FL-2020-000038 - [2025] EWHC 2136 (Ch)
Chancery Division of the High Court

FL-2020-000038 - [2025] EWHC 2136 (Ch)

Fecha: 04-Ago-2025

At para.17, she said as follows

At para.17, she said as follows:

“In conclusion, I agree with S&C’s view regarding the seriousness with which US regulators view CSI confidentiality rules and the meaning of the regulations themselves. The history of CSI enforcement actions nonetheless reflects that such action has been thus far only taken where there has been egregious misappropriation of CSI for personal gains by insiders or where CSI violation was added to a more significant leading charge, such as significant anti-money laundering violations. This is demonstrative of the highly discretionary nature of regulators’ determinations regarding pursuit of both civil or potentially criminal enforcement actions related to unauthorised CSI disclosures, as well as the fact that CSI record-keeping does not generally rank among the supervisory priorities that lead to affirmative regulatory oversight and focus.”

89.

This all makes a lot of sense to me and has not really been countered by Mr Bourtin or the Defendant. The burden is on the Defendant to satisfy me that it is appropriate to make this extraordinary order. They really seem to be pinning their hopes on the effect of the FRB and NYDFS’ refusal to consent.But in my view, this is exaggerated. Certainly the regulators take this very seriously, and jealously guard their CSI. But in nearly all of the authorities, starting with Bank Mellat itself, the respective regulator has refused permission to disclose. It does not seem to me to make matters materially worse that the regulators have refused their consent, and Mr Bourtin does not provide any explanation as to why it would make it more likely that they would take action. Far more material, as I have said before many times, is that the regulators will have to take into account the fact that disclosure has not been voluntarily provided.

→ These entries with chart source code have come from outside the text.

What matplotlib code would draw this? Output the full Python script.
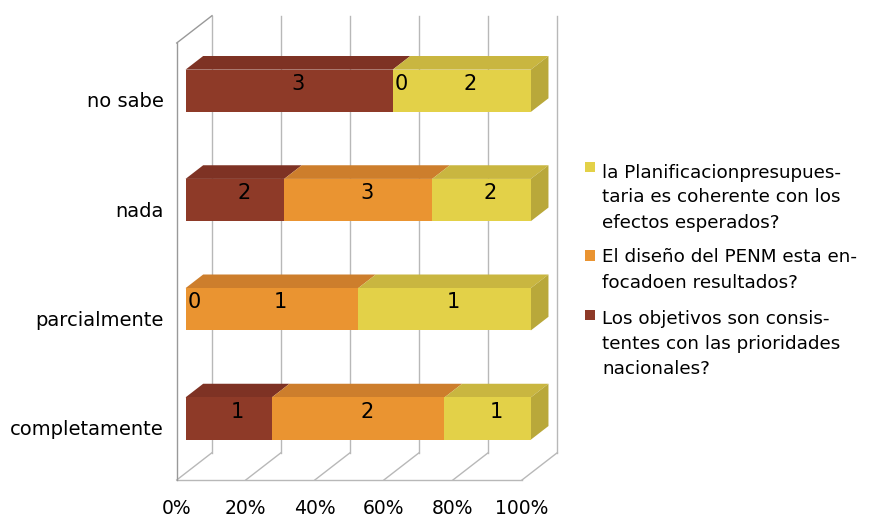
import matplotlib
matplotlib.use("Agg")
import matplotlib.pyplot as plt
from matplotlib.patches import Polygon, Rectangle

# Survey answers (counts) per response category, bottom to top
categories = ["completamente", "parcialmente", "nada", "no sabe"]
objetivos = [1, 0, 2, 3]      # Los objetivos son consistentes ...
diseno = [2, 1, 3, 0]         # El diseño del PENM ...
planificacion = [1, 1, 2, 2]  # la Planificacion presupuestaria ...

series = [objetivos, diseno, planificacion]
series_labels = [
    "Los objetivos son consis-\ntentes con las prioridades\nnacionales?",
    "El diseño del PENM esta en-\nfocadoen resultados?",
    "la Planificacionpresupues-\ntaria es coherente con los\nefectos esperados?",
]
front_colors = ["#8E3A28", "#EA9431", "#E3D148"]
top_colors = ["#7E3224", "#CD7E2C", "#C9B640"]
side_colors = ["#70301F", "#B86F26", "#B9A83A"]

x_ticks = [0, 20, 40, 60, 80, 100]
x_ticklabels = ["0%", "20%", "40%", "60%", "80%", "100%"]

W, H = 871, 518
fig = plt.figure(figsize=(W / 100, H / 100), dpi=100)
plt.rcParams["font.family"] = ["DejaVu Sans"]

# front plane of the 3D box in figure pixels
x0_px, x1_px = 176.7, 522.0
y_top_px, y_bot_px = 43.0, 480.0
ax = fig.add_axes([x0_px / W, (H - y_bot_px) / H,
                   (x1_px - x0_px) / W, (y_bot_px - y_top_px) / H])
ax.set_xlim(0, 100)
ax.set_ylim(0, len(categories))
for s in ax.spines.values():
    s.set_visible(False)
ax.set_facecolor("none")

# oblique depth offset (data units per full depth)
DX = 10.22
DY = 0.25

grid_c = "#B8B8B8"
frame_c = "#999999"
lw = 1.0
ny = len(categories)

# back wall gridlines and floor lines
for t in x_ticks:
    ax.plot([t + DX, t + DX], [DY, ny + DY], color=grid_c, lw=lw, clip_on=False, zorder=1)
    ax.plot([t, t + DX], [0, DY], color=grid_c, lw=lw, clip_on=False, zorder=1)
# floor front edge and left wall
ax.plot([0, 100], [0, 0], color=grid_c, lw=lw, clip_on=False, zorder=1)
ax.plot([0, 0], [0, ny], color=frame_c, lw=lw, clip_on=False, zorder=1)
ax.plot([0, DX], [ny, ny + DY], color=frame_c, lw=lw, clip_on=False, zorder=1)

# stacked 100% bars with depth
bar_h = 0.387
d0, d1 = 0.25, 0.75
for i, cat in enumerate(categories):
    total = sum(s[i] for s in series)
    left = 0.0
    last_right = None
    for k, s in enumerate(series):
        w = 100.0 * s[i] / total
        yc = i + 0.5
        if w > 0:
            ax.barh(yc + d0 * DY, w, left=left + d0 * DX, height=bar_h,
                    color=front_colors[k], zorder=3, clip_on=False)
            ytop_f = yc + d0 * DY + bar_h / 2
            top = Polygon([(left + d0 * DX, ytop_f),
                           (left + w + d0 * DX, ytop_f),
                           (left + w + d1 * DX, ytop_f + (d1 - d0) * DY),
                           (left + d1 * DX, ytop_f + (d1 - d0) * DY)],
                          closed=True, facecolor=top_colors[k], edgecolor="none",
                          zorder=2, clip_on=False)
            ax.add_patch(top)
            last_right = (left + w, k)
        ax.text(left + w / 2 + 0.5 * DX, yc + 0.5 * DY, str(s[i]),
                ha="center", va="center", fontsize=15, color="black", zorder=5)
        left += w
    if last_right is not None:
        xr, k = last_right
        yb = i + 0.5 + d0 * DY - bar_h / 2
        yt = yb + bar_h
        side = Polygon([(xr + d0 * DX, yb), (xr + d0 * DX, yt),
                        (xr + d1 * DX, yt + (d1 - d0) * DY),
                        (xr + d1 * DX, yb + (d1 - d0) * DY)],
                       closed=True, facecolor=side_colors[k], edgecolor="none",
                       zorder=2, clip_on=False)
        ax.add_patch(side)

ax.set_xticks(x_ticks)
ax.set_xticklabels(x_ticklabels, fontsize=13.5)
ax.set_yticks([i + 0.48 for i in range(ny)])
ax.set_yticklabels(categories, fontsize=14)
ax.tick_params(axis="x", length=0, pad=13.5)
ax.tick_params(axis="y", length=0, pad=9.5)

# legend (top entry is the last series)
leg_x_sq = 584.5 / W
leg_x_txt = 602.0 / W
sq = 10.5
entry_tops = [163.5, 248.5, 310.0]
sq_centers = [167.0, 255.5, 315.0]
for j, k in enumerate([2, 1, 0]):
    fig.patches.append(Rectangle((leg_x_sq, (H - sq_centers[j] - sq / 2) / H),
                                 sq / W, sq / H, transform=fig.transFigure,
                                 facecolor=front_colors[k], edgecolor="none"))
    fig.text(leg_x_txt, (H - entry_tops[j]) / H, series_labels[k],
             ha="left", va="top", fontsize=13.2, linespacing=1.5)

fig.savefig("out.png", dpi=100)
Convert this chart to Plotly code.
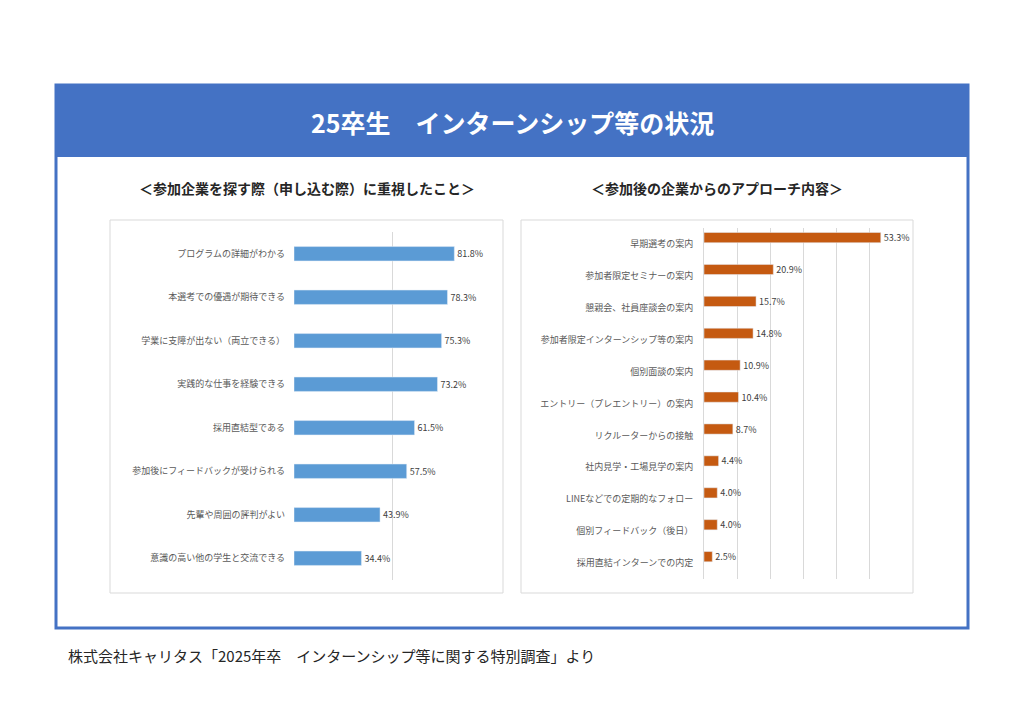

Conclusion on the CSI Documents

90.

In conclusion, then, on the CSI Documents, I find the Defendant has not demonstrated any real risk of criminal prosecution or even civil enforcement action being taken by its US regulators. Even if some action were taken, the penalties would likely be very small. I consider that the Defendant and its expert have failed to take into account that it has done everything within its power to avoid disclosure and that ultimately disclosure has been forced upon it by an order of this Court. This would be a highly material factor for the US regulators to take into account in deciding what, if any, enforcement action to take. But as I have said, I do not believe that there is any real risk of such action being taken, whether criminal or civil.

91.

As for the importance of the documents and their probative value, I do not think it is appropriate for me to assume that they are of only minimal or tangential relevance. In any event, there is no real balancing to be done as they are relevant documents and there is not really anything on the other side to balance this against.

92.

Accordingly, I will exercise my discretion to order disclosure of the CSI Documents. I will consider in the context of the CRO application what the terms of the confidentiality ring should be. But I think that sufficient protection is provided to the US regulators by disclosure into a confidentiality ring, which is, in any event, an exceptional derogation from the principles of open justice.